1+) Write the Lidar data to a separate file with some sort of synchronization element so that the audio and Lidar information stay synchronized. This is probably the easiest route to take if frame synchronization is not critical (which doesn’t seem likely given your use case, you can probably be off by 100ms or so). It also makes playback easier. The audio can be played normally, you can use the audio time to index into the Lidar data. Note: The synchronization element can be as simple as starting the Lidar recording at ‘the same time’ with a known frame size on the Lidar data so that you can translate between the audio time and Lidar data easily. For example, you may want to scrub to time 03:45:32 in the audio, you need to be able to find the corresponding Lidar information for that time.
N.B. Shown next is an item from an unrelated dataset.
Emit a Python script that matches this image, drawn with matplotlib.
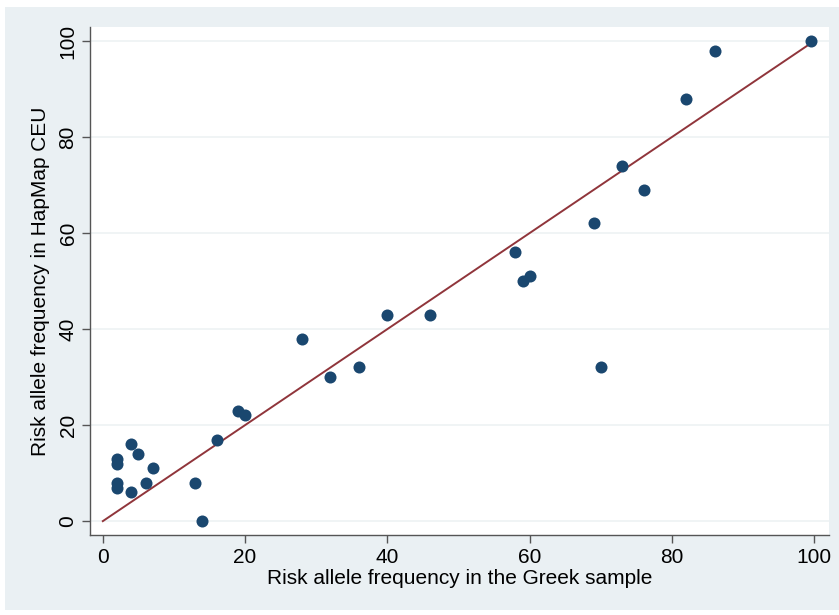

- The way most computer video/audio ’ formats work and accomplish this task can be thought of as ‘containers’. At a high level, a time code stamp labels a container, which contains information such as a video frame, audio frame, and/or other data elements. An example typical data element that you’re probably familiar with is closed captioning/subtitling. It’s also how DVDs and such do multiple languages, the user is simply picking the elements in the container to ‘play’. When playing a resource, you can think of ‘time’ running, the program translates to the time stamp for the associated container, decodes the information inside, and presents it to the user on the appropriate output device. Obviously it’s much more complicated than that due to things such as compression algorithms for audio and video, but that’s the high level idea. This is probably the most thorough technical approach which on the development end means that you have to write or use a codec (compressor/decompressor) for the Lidar information to add it to the audio/video data stream. Note that it’s possible to have ‘movie’ files without video tracks, a lot of people use the flexibility of the formats to do all sorts of ‘interesting’ things. These formats have names such as mpeg, QuickTime, Ogg Vorbis but there are a large number of them.
That should get you started in your exploration.
Am I correct that it sounds like all audio cards are connected through the same full-sized port on Jetson?
Have you considered the mini-PCIe slot for a second USB controller (I don’t know if it is a “total resources” issue or “specific to this USB port issue”)?
If you get a micro-A connector, you might be able to also offload to the micro port, e.g., this:
I plan on doing some micro port testing and development, but haven’t been able to check this cable yet (it’s on order, no telling when it will arrive).